Premier élément de la série, la nécropole du Verdier est occupée de la fin du IIIe siècle au VIe siècle ; elle permet d'étudier la mutation sociale et culturelle d'une population méditerranéenne à la fin de l'Antiquité. Aux VIe et VIIe siècles lui succède la nécropole des Horts, marquée dans ses pratiques par des influences septentrionales et amorçant la transition médiévale, tandis qu'un groupe de sépultures de "rejet" est établi dans les ruines de l'habitat antique, déplacé sur un site voisin.
La mutation s'affirme au VIe siècle en un quatrième lieu, au quartier Saint-Vincent, où s'élèvera ensuite l'église, traduisant I'ancrage des villageois autour du cimetière paroissial, jusqu'à sa translation au XIXe siècle. La documentation réunie dans le cadre de ce programme d'archéologie funéraire permet d'aborder les phases cruciales de l'histoire sociale et culturelle des populations rurales, traitant en des termes neufs des questions de la communauté rurale antique, de la christianisation, de la genèse du village médiéval, des étapes de sa croissance.
Replacée au sein d'un corpus de données régionales, cette étude éclaire les conditions et la chronologie de la formation des communautés rurales en mesurant leur degré de cohésion, leur permanence ici ou leur désagrégation ailleurs. Sous-tendant ces comportements funéraires, émergent les lignes de force d'une sociabilité oscillant, dans la longue durée du millénaire étudié, entre fractionnement et regroupement.
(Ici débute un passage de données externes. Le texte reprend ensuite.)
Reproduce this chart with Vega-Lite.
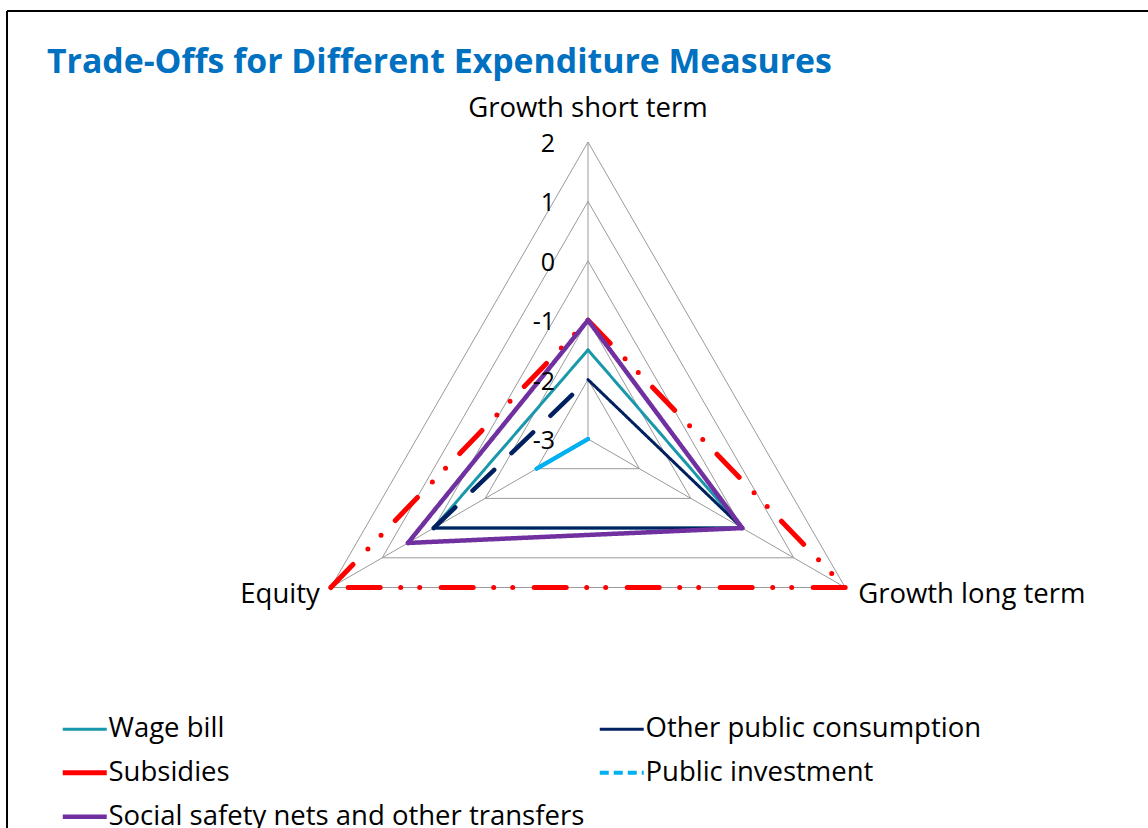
{
  "$schema": "https://vega.github.io/schema/vega-lite/v6.json",
  "width": 1148,
  "height": 828,
  "padding": 0,
  "autosize": {"type": "none"},
  "background": "white",
  "config": {"view": {"stroke": null}, "font": "Open Sans"},
  "title": {
    "text": "Trade-Offs for Different Expenditure Measures",
    "anchor": "start",
    "frame": "group",
    "orient": "top",
    "offset": -107,
    "dx": 47,
    "baseline": "alphabetic",
    "fontSize": 33.8,
    "font": "Open Sans",
    "fontWeight": "bold",
    "color": "#0070C0"
  },
  "datasets": {
    "scores": [
      {"measure": "Wage bill", "axis": "Growth short term", "value": -1.5},
      {"measure": "Wage bill", "axis": "Growth long term", "value": 0},
      {"measure": "Wage bill", "axis": "Equity", "value": 0},
      {"measure": "Other public consumption", "axis": "Growth short term", "value": -2},
      {"measure": "Other public consumption", "axis": "Growth long term", "value": 0},
      {"measure": "Other public consumption", "axis": "Equity", "value": 0},
      {"measure": "Subsidies", "axis": "Growth short term", "value": -1},
      {"measure": "Subsidies", "axis": "Growth long term", "value": 2},
      {"measure": "Subsidies", "axis": "Equity", "value": 2},
      {"measure": "Public investment", "axis": "Growth short term", "value": -3},
      {"measure": "Public investment", "axis": "Growth long term", "value": -3},
      {"measure": "Public investment", "axis": "Equity", "value": -2},
      {"measure": "Social safety nets and other transfers", "axis": "Growth short term", "value": -1},
      {"measure": "Social safety nets and other transfers", "axis": "Growth long term", "value": 0},
      {"measure": "Social safety nets and other transfers", "axis": "Equity", "value": 0.5}
    ],
    "axes": [
      {"axis": "Growth short term", "k": 0},
      {"axis": "Growth long term", "k": 1},
      {"axis": "Equity", "k": 2}
    ],
    "levels": [
      {"level": -3}, {"level": -2}, {"level": -1}, {"level": 0}, {"level": 1}, {"level": 2}
    ],
    "frame": [{"edge": "border"}]
  },
  "layer": [
    {
      "data": {"name": "frame"},
      "mark": {"type": "rule", "color": "black", "strokeWidth": 2},
      "encoding": {
        "x": {"datum": -9.781, "type": "quantitative", "scale": {"domain": [-9.899, 9.428], "nice": false, "zero": false}, "axis": null},
        "y": {"datum": 7.205, "type": "quantitative", "scale": {"domain": [-6.549, 7.391], "nice": false, "zero": false}, "axis": null},
        "x2": {"datum": 9.6}
      }
    },
    {
      "data": {"name": "frame"},
      "mark": {"type": "rule", "color": "black", "strokeWidth": 2},
      "encoding": {
        "x": {"datum": -9.781, "type": "quantitative", "scale": {"domain": [-9.899, 9.428], "nice": false, "zero": false}, "axis": null},
        "y": {"datum": 7.205, "type": "quantitative", "scale": {"domain": [-6.549, 7.391], "nice": false, "zero": false}, "axis": null},
        "y2": {"datum": -7}
      }
    },
    {
      "data": {"name": "levels"},
      "transform": [
        {"calculate": "datum.level + 3", "as": "r"},
        {"calculate": "0", "as": "xs"},
        {"calculate": "datum.r", "as": "ys"},
        {"calculate": "datum.r * sqrt(3) / 2", "as": "xl"},
        {"calculate": "-datum.r / 2", "as": "yl"},
        {"calculate": "-datum.r * sqrt(3) / 2", "as": "xe"},
        {"calculate": "-datum.r / 2", "as": "ye"}
      ],
      "layer": [
        {
          "mark": {"type": "rule", "color": "#9a9a9a", "strokeWidth": 1},
          "encoding": {
            "x": {"field": "xs", "type": "quantitative", "scale": {"domain": [-9.899, 9.428], "nice": false, "zero": false}, "axis": null},
            "y": {"field": "ys", "type": "quantitative", "scale": {"domain": [-6.549, 7.391], "nice": false, "zero": false}, "axis": null},
            "x2": {"field": "xl"},
            "y2": {"field": "yl"}
          }
        },
        {
          "mark": {"type": "rule", "color": "#9a9a9a", "strokeWidth": 1},
          "encoding": {
            "x": {"field": "xl", "type": "quantitative", "scale": {"domain": [-9.899, 9.428], "nice": false, "zero": false}, "axis": null},
            "y": {"field": "yl", "type": "quantitative", "scale": {"domain": [-6.549, 7.391], "nice": false, "zero": false}, "axis": null},
            "x2": {"field": "xe"},
            "y2": {"field": "ye"}
          }
        },
        {
          "mark": {"type": "rule", "color": "#9a9a9a", "strokeWidth": 1},
          "encoding": {
            "x": {"field": "xe", "type": "quantitative", "scale": {"domain": [-9.899, 9.428], "nice": false, "zero": false}, "axis": null},
            "y": {"field": "ye", "type": "quantitative", "scale": {"domain": [-6.549, 7.391], "nice": false, "zero": false}, "axis": null},
            "x2": {"field": "xs"},
            "y2": {"field": "ys"}
          }
        }
      ]
    },
    {
      "data": {"name": "axes"},
      "transform": [
        {"calculate": "PI / 2 - datum.k * 2 * PI / 3", "as": "ang"},
        {"calculate": "5 * cos(datum.ang)", "as": "vx"},
        {"calculate": "5 * sin(datum.ang)", "as": "vy"}
      ],
      "mark": {"type": "rule", "color": "#9a9a9a", "strokeWidth": 1},
      "encoding": {
        "x": {"field": "vx", "type": "quantitative", "scale": {"domain": [-9.899, 9.428], "nice": false, "zero": false}, "axis": null},
        "y": {"field": "vy", "type": "quantitative", "scale": {"domain": [-6.549, 7.391], "nice": false, "zero": false}, "axis": null},
        "x2": {"datum": 0},
        "y2": {"datum": 0}
      }
    },
    {
      "data": {"name": "scores"},
      "transform": [
        {"pivot": "axis", "value": "value", "groupby": ["measure"]},
        {"calculate": "datum['Growth short term'] + 3", "as": "rs"},
        {"calculate": "datum['Growth long term'] + 3", "as": "rl"},
        {"calculate": "datum['Equity'] + 3", "as": "re"},
        {"calculate": "0", "as": "xs"},
        {"calculate": "datum.rs", "as": "ys"},
        {"calculate": "datum.rl * sqrt(3) / 2", "as": "xl"},
        {"calculate": "-datum.rl / 2", "as": "yl"},
        {"calculate": "-datum.re * sqrt(3) / 2", "as": "xe"},
        {"calculate": "-datum.re / 2", "as": "ye"}
      ],
      "layer": [
        {
          "mark": {"type": "rule", "strokeCap": "round"},
          "encoding": {
            "x": {"field": "xs", "type": "quantitative", "scale": {"domain": [-9.899, 9.428], "nice": false, "zero": false}, "axis": null},
            "y": {"field": "ys", "type": "quantitative", "scale": {"domain": [-6.549, 7.391], "nice": false, "zero": false}, "axis": null},
            "x2": {"field": "xl"},
            "y2": {"field": "yl"},
            "color": {
              "field": "measure",
              "type": "nominal",
              "scale": {
                "domain": ["Wage bill", "Other public consumption", "Subsidies", "Public investment", "Social safety nets and other transfers"],
                "range": ["#1a98ab", "#002060", "#ff0000", "#00b0f0", "#7030a0"]
              },
              "legend": {
                "orient": "none",
                "legendX": 60,
                "legendY": 715,
                "direction": "horizontal",
                "columns": 2,
                "title": null,
                "symbolType": "stroke",
                "symbolSize": 1936,
                "symbolStrokeWidth": 3,
                "symbolOffset": 11,
                "labelFontSize": 27.5,
                "labelFont": "Open Sans",
                "labelColor": "#000000",
                "labelOffset": 10,
                "labelLimit": 0,
                "columnPadding": 6,
                "rowPadding": 15,
                "encode": {
                  "symbols": {
                    "update": {
                      "strokeDash": {"signal": "datum.value === 'Public investment' ? [9, 5] : [1, 0]"},
                      "strokeWidth": {"signal": "datum.value === 'Subsidies' ? 5 : datum.value === 'Social safety nets and other transfers' ? 4.5 : datum.value === 'Public investment' ? 4 : 3"}
                    }
                  }
                }
              }
            },
            "strokeWidth": {
              "condition": [
                {"test": "datum.measure === 'Subsidies'", "value": 5},
                {"test": "datum.measure === 'Social safety nets and other transfers'", "value": 4.5},
                {"test": "datum.measure === 'Public investment'", "value": 4}
              ],
              "value": 3
            },
            "strokeDash": {
              "condition": [
                {"test": "datum.measure === 'Subsidies'", "value": [32, 21.5, 0, 19, 0, 20.5]}
              ],
              "value": [1, 0]
            }
          }
        },
        {
          "mark": {"type": "rule", "strokeCap": "round"},
          "encoding": {
            "x": {"field": "xl", "type": "quantitative", "scale": {"domain": [-9.899, 9.428], "nice": false, "zero": false}, "axis": null},
            "y": {"field": "yl", "type": "quantitative", "scale": {"domain": [-6.549, 7.391], "nice": false, "zero": false}, "axis": null},
            "x2": {"field": "xe"},
            "y2": {"field": "ye"},
            "color": {"field": "measure", "type": "nominal"},
            "strokeWidth": {
              "condition": [
                {"test": "datum.measure === 'Subsidies'", "value": 5},
                {"test": "datum.measure === 'Social safety nets and other transfers'", "value": 4.5},
                {"test": "datum.measure === 'Public investment'", "value": 4}
              ],
              "value": 3
            },
            "strokeDash": {
              "condition": [
                {"test": "datum.measure === 'Subsidies'", "value": [32, 21.5, 0, 19, 0, 20.5]}
              ],
              "value": [1, 0]
            }
          }
        },
        {
          "mark": {"type": "rule", "strokeCap": "round"},
          "encoding": {
            "x": {"field": "xe", "type": "quantitative", "scale": {"domain": [-9.899, 9.428], "nice": false, "zero": false}, "axis": null},
            "y": {"field": "ye", "type": "quantitative", "scale": {"domain": [-6.549, 7.391], "nice": false, "zero": false}, "axis": null},
            "x2": {"field": "xs"},
            "y2": {"field": "ys"},
            "color": {"field": "measure", "type": "nominal"},
            "strokeWidth": {
              "condition": [
                {"test": "datum.measure === 'Subsidies'", "value": 5},
                {"test": "datum.measure === 'Social safety nets and other transfers'", "value": 4.5},
                {"test": "datum.measure === 'Public investment'", "value": 4},
                {"test": "datum.measure === 'Other public consumption'", "value": 4.5}
              ],
              "value": 3
            },
            "strokeDash": {
              "condition": [
                {"test": "datum.measure === 'Subsidies'", "value": [32, 21.5, 0, 19, 0, 20.5]},
                {"test": "datum.measure === 'Other public consumption'", "value": [30, 24]}
              ],
              "value": [1, 0]
            }
          }
        }
      ]
    },
    {
      "data": {"name": "levels"},
      "transform": [{"calculate": "datum.level + 3", "as": "r"}],
      "mark": {"type": "text", "align": "right", "baseline": "middle", "dx": -33, "dy": 2, "fontSize": 25, "font": "Open Sans", "color": "#000000"},
      "encoding": {
        "x": {"datum": 0, "type": "quantitative", "scale": {"domain": [-9.899, 9.428], "nice": false, "zero": false}, "axis": null},
        "y": {"field": "r", "type": "quantitative", "scale": {"domain": [-6.549, 7.391], "nice": false, "zero": false}, "axis": null},
        "text": {"field": "level", "type": "nominal"}
      }
    },
    {
      "data": {"name": "axes"},
      "transform": [
        {"calculate": "PI / 2 - datum.k * 2 * PI / 3", "as": "ang"},
        {"calculate": "5 * cos(datum.ang)", "as": "vx"},
        {"calculate": "5 * sin(datum.ang)", "as": "vy"}
      ],
      "layer": [
        {
          "transform": [{"filter": "datum.axis === 'Growth short term'"}],
          "mark": {"type": "text", "align": "center", "baseline": "middle", "dy": -33, "fontSize": 27.5, "font": "Open Sans", "color": "#000000"},
          "encoding": {
            "x": {"field": "vx", "type": "quantitative", "scale": {"domain": [-9.899, 9.428], "nice": false, "zero": false}, "axis": null},
            "y": {"field": "vy", "type": "quantitative", "scale": {"domain": [-6.549, 7.391], "nice": false, "zero": false}, "axis": null},
            "text": {"field": "axis", "type": "nominal"}
          }
        },
        {
          "transform": [{"filter": "datum.axis === 'Growth long term'"}],
          "mark": {"type": "text", "align": "left", "baseline": "middle", "dx": 13, "dy": 8, "fontSize": 27.5, "font": "Open Sans", "color": "#000000"},
          "encoding": {
            "x": {"field": "vx", "type": "quantitative", "scale": {"domain": [-9.899, 9.428], "nice": false, "zero": false}, "axis": null},
            "y": {"field": "vy", "type": "quantitative", "scale": {"domain": [-6.549, 7.391], "nice": false, "zero": false}, "axis": null},
            "text": {"field": "axis", "type": "nominal"}
          }
        },
        {
          "transform": [{"filter": "datum.axis === 'Equity'"}],
          "mark": {"type": "text", "align": "right", "baseline": "middle", "dx": -11, "dy": 8, "fontSize": 27.5, "font": "Open Sans", "color": "#000000"},
          "encoding": {
            "x": {"field": "vx", "type": "quantitative", "scale": {"domain": [-9.899, 9.428], "nice": false, "zero": false}, "axis": null},
            "y": {"field": "vy", "type": "quantitative", "scale": {"domain": [-6.549, 7.391], "nice": false, "zero": false}, "axis": null},
            "text": {"field": "axis", "type": "nominal"}
          }
        }
      ]
    }
  ]
}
Voilà au final un ouvrage indispensable à l'historien des sociétés rurales et de la transition culturelle entre Antiquité et Moyen Age, dans un territoire en permanente recomposition à partir de ses soubassements antiques. Il ravira aussi tout esprit curieux de la genèse de nos villages languedociens qui, malgré leurs transformations récentes, continuent à scander le paysage rural de la région.